Requirement:
The listing below must be repeated word for word, with its images excluded.
— START Supplied data —
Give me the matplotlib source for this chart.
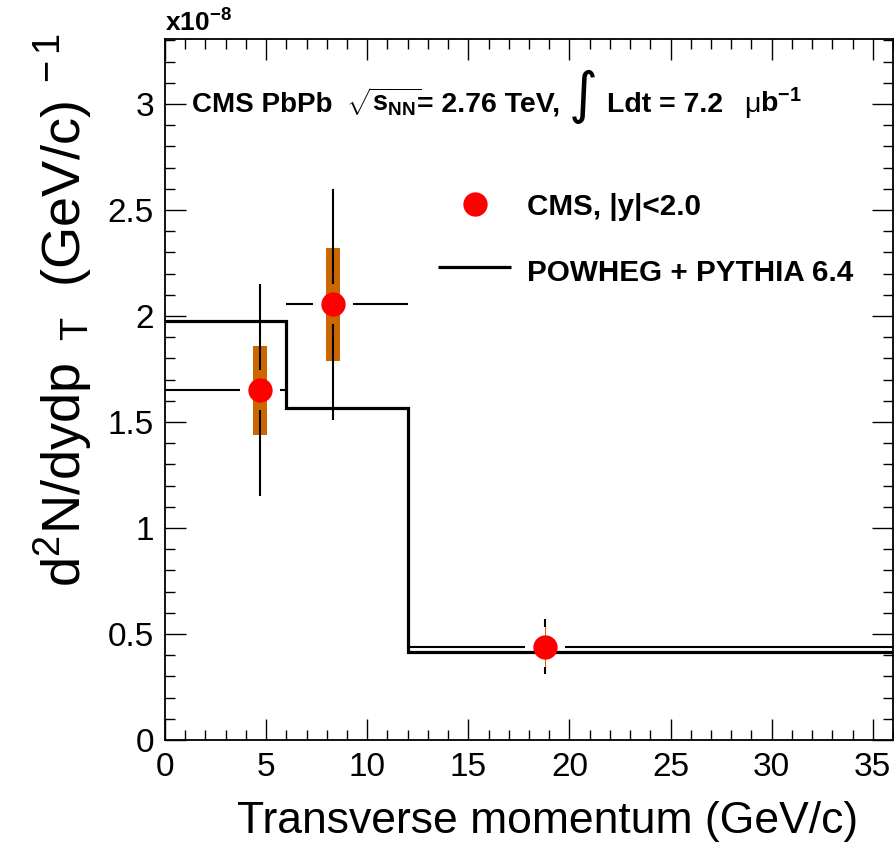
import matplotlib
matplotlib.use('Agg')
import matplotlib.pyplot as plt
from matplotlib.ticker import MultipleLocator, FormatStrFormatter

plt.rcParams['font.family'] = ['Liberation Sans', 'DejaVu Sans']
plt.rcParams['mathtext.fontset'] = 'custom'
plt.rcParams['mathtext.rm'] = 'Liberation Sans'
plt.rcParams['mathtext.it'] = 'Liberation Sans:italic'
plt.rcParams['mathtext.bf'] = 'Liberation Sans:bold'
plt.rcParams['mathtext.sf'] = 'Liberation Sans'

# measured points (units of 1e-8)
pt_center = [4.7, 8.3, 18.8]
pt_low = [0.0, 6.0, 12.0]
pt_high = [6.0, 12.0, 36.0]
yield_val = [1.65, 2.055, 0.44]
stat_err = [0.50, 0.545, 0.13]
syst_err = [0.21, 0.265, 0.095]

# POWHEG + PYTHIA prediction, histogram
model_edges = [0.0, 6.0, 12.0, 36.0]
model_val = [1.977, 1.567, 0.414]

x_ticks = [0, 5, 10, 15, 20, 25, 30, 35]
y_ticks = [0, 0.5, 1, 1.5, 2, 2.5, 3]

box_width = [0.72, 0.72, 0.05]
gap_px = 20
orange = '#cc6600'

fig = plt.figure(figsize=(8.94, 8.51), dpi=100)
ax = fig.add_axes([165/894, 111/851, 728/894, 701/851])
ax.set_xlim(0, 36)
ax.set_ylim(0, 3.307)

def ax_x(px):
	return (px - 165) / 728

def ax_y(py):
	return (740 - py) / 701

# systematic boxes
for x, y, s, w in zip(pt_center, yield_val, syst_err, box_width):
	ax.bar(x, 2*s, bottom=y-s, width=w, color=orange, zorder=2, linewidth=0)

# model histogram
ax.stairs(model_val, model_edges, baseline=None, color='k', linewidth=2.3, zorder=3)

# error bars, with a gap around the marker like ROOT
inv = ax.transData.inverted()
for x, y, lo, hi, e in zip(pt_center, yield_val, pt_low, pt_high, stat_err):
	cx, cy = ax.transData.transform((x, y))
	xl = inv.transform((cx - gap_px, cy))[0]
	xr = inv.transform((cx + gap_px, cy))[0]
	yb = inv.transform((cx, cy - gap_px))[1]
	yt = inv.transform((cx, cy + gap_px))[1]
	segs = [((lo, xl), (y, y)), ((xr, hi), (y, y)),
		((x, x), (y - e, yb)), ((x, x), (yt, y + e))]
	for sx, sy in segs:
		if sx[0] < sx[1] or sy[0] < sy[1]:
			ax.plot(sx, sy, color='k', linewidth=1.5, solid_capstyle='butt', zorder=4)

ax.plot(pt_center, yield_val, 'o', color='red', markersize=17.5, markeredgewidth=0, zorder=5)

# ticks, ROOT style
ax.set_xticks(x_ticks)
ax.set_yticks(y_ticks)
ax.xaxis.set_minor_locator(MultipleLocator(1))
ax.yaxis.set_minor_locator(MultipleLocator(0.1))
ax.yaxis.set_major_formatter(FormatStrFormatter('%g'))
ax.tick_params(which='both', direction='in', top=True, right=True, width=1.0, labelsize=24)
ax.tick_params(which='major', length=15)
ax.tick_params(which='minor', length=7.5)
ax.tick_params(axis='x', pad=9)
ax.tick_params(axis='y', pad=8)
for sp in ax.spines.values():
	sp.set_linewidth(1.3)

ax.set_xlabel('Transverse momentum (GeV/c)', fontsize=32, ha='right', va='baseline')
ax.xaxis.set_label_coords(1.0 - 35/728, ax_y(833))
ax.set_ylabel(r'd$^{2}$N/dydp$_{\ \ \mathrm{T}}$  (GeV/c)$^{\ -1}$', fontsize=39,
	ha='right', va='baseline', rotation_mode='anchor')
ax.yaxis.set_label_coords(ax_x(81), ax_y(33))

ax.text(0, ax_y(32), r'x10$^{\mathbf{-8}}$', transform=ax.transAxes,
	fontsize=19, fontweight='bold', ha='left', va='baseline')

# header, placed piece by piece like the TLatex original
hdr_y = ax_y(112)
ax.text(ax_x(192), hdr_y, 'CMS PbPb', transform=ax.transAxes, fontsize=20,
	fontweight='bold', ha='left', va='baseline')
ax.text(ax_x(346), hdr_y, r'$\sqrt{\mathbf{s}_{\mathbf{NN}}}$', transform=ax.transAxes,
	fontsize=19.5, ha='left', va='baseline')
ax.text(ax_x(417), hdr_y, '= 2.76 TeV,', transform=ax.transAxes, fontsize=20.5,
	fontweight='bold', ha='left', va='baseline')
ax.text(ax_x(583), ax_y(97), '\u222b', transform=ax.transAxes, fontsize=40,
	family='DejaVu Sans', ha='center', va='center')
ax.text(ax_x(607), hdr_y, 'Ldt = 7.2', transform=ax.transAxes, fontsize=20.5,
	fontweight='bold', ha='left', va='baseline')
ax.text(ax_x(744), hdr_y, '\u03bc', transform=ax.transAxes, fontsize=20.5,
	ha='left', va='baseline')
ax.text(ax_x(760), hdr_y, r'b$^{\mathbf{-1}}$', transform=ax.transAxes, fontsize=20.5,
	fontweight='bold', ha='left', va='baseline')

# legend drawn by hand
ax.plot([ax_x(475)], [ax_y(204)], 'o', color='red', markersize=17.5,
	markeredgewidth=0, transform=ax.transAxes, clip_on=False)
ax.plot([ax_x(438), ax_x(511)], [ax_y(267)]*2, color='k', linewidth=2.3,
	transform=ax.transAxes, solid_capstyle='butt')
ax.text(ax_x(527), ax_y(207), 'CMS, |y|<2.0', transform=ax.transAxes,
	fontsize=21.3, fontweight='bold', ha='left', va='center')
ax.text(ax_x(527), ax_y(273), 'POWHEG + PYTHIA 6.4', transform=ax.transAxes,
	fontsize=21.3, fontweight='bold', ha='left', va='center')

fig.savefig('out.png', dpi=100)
— END Supplied data —
Solution to this problem:
Give me the matplotlib source for this chart.
import matplotlib
matplotlib.use('Agg')
import matplotlib.pyplot as plt
from matplotlib.ticker import MultipleLocator, FormatStrFormatter

plt.rcParams['font.family'] = ['Liberation Sans', 'DejaVu Sans']
plt.rcParams['mathtext.fontset'] = 'custom'
plt.rcParams['mathtext.rm'] = 'Liberation Sans'
plt.rcParams['mathtext.it'] = 'Liberation Sans:italic'
plt.rcParams['mathtext.bf'] = 'Liberation Sans:bold'
plt.rcParams['mathtext.sf'] = 'Liberation Sans'

# measured points (units of 1e-8)
pt_center = [4.7, 8.3, 18.8]
pt_low = [0.0, 6.0, 12.0]
pt_high = [6.0, 12.0, 36.0]
yield_val = [1.65, 2.055, 0.44]
stat_err = [0.50, 0.545, 0.13]
syst_err = [0.21, 0.265, 0.095]

# POWHEG + PYTHIA prediction, histogram
model_edges = [0.0, 6.0, 12.0, 36.0]
model_val = [1.977, 1.567, 0.414]

x_ticks = [0, 5, 10, 15, 20, 25, 30, 35]
y_ticks = [0, 0.5, 1, 1.5, 2, 2.5, 3]

box_width = [0.72, 0.72, 0.05]
gap_px = 20
orange = '#cc6600'

fig = plt.figure(figsize=(8.94, 8.51), dpi=100)
ax = fig.add_axes([165/894, 111/851, 728/894, 701/851])
ax.set_xlim(0, 36)
ax.set_ylim(0, 3.307)

def ax_x(px):
	return (px - 165) / 728

def ax_y(py):
	return (740 - py) / 701

# systematic boxes
for x, y, s, w in zip(pt_center, yield_val, syst_err, box_width):
	ax.bar(x, 2*s, bottom=y-s, width=w, color=orange, zorder=2, linewidth=0)

# model histogram
ax.stairs(model_val, model_edges, baseline=None, color='k', linewidth=2.3, zorder=3)

# error bars, with a gap around the marker like ROOT
inv = ax.transData.inverted()
for x, y, lo, hi, e in zip(pt_center, yield_val, pt_low, pt_high, stat_err):
	cx, cy = ax.transData.transform((x, y))
	xl = inv.transform((cx - gap_px, cy))[0]
	xr = inv.transform((cx + gap_px, cy))[0]
	yb = inv.transform((cx, cy - gap_px))[1]
	yt = inv.transform((cx, cy + gap_px))[1]
	segs = [((lo, xl), (y, y)), ((xr, hi), (y, y)),
		((x, x), (y - e, yb)), ((x, x), (yt, y + e))]
	for sx, sy in segs:
		if sx[0] < sx[1] or sy[0] < sy[1]:
			ax.plot(sx, sy, color='k', linewidth=1.5, solid_capstyle='butt', zorder=4)

ax.plot(pt_center, yield_val, 'o', color='red', markersize=17.5, markeredgewidth=0, zorder=5)

# ticks, ROOT style
ax.set_xticks(x_ticks)
ax.set_yticks(y_ticks)
ax.xaxis.set_minor_locator(MultipleLocator(1))
ax.yaxis.set_minor_locator(MultipleLocator(0.1))
ax.yaxis.set_major_formatter(FormatStrFormatter('%g'))
ax.tick_params(which='both', direction='in', top=True, right=True, width=1.0, labelsize=24)
ax.tick_params(which='major', length=15)
ax.tick_params(which='minor', length=7.5)
ax.tick_params(axis='x', pad=9)
ax.tick_params(axis='y', pad=8)
for sp in ax.spines.values():
	sp.set_linewidth(1.3)

ax.set_xlabel('Transverse momentum (GeV/c)', fontsize=32, ha='right', va='baseline')
ax.xaxis.set_label_coords(1.0 - 35/728, ax_y(833))
ax.set_ylabel(r'd$^{2}$N/dydp$_{\ \ \mathrm{T}}$  (GeV/c)$^{\ -1}$', fontsize=39,
	ha='right', va='baseline', rotation_mode='anchor')
ax.yaxis.set_label_coords(ax_x(81), ax_y(33))

ax.text(0, ax_y(32), r'x10$^{\mathbf{-8}}$', transform=ax.transAxes,
	fontsize=19, fontweight='bold', ha='left', va='baseline')

# header, placed piece by piece like the TLatex original
hdr_y = ax_y(112)
ax.text(ax_x(192), hdr_y, 'CMS PbPb', transform=ax.transAxes, fontsize=20,
	fontweight='bold', ha='left', va='baseline')
ax.text(ax_x(346), hdr_y, r'$\sqrt{\mathbf{s}_{\mathbf{NN}}}$', transform=ax.transAxes,
	fontsize=19.5, ha='left', va='baseline')
ax.text(ax_x(417), hdr_y, '= 2.76 TeV,', transform=ax.transAxes, fontsize=20.5,
	fontweight='bold', ha='left', va='baseline')
ax.text(ax_x(583), ax_y(97), '\u222b', transform=ax.transAxes, fontsize=40,
	family='DejaVu Sans', ha='center', va='center')
ax.text(ax_x(607), hdr_y, 'Ldt = 7.2', transform=ax.transAxes, fontsize=20.5,
	fontweight='bold', ha='left', va='baseline')
ax.text(ax_x(744), hdr_y, '\u03bc', transform=ax.transAxes, fontsize=20.5,
	ha='left', va='baseline')
ax.text(ax_x(760), hdr_y, r'b$^{\mathbf{-1}}$', transform=ax.transAxes, fontsize=20.5,
	fontweight='bold', ha='left', va='baseline')

# legend drawn by hand
ax.plot([ax_x(475)], [ax_y(204)], 'o', color='red', markersize=17.5,
	markeredgewidth=0, transform=ax.transAxes, clip_on=False)
ax.plot([ax_x(438), ax_x(511)], [ax_y(267)]*2, color='k', linewidth=2.3,
	transform=ax.transAxes, solid_capstyle='butt')
ax.text(ax_x(527), ax_y(207), 'CMS, |y|<2.0', transform=ax.transAxes,
	fontsize=21.3, fontweight='bold', ha='left', va='center')
ax.text(ax_x(527), ax_y(273), 'POWHEG + PYTHIA 6.4', transform=ax.transAxes,
	fontsize=21.3, fontweight='bold', ha='left', va='center')

fig.savefig('out.png', dpi=100)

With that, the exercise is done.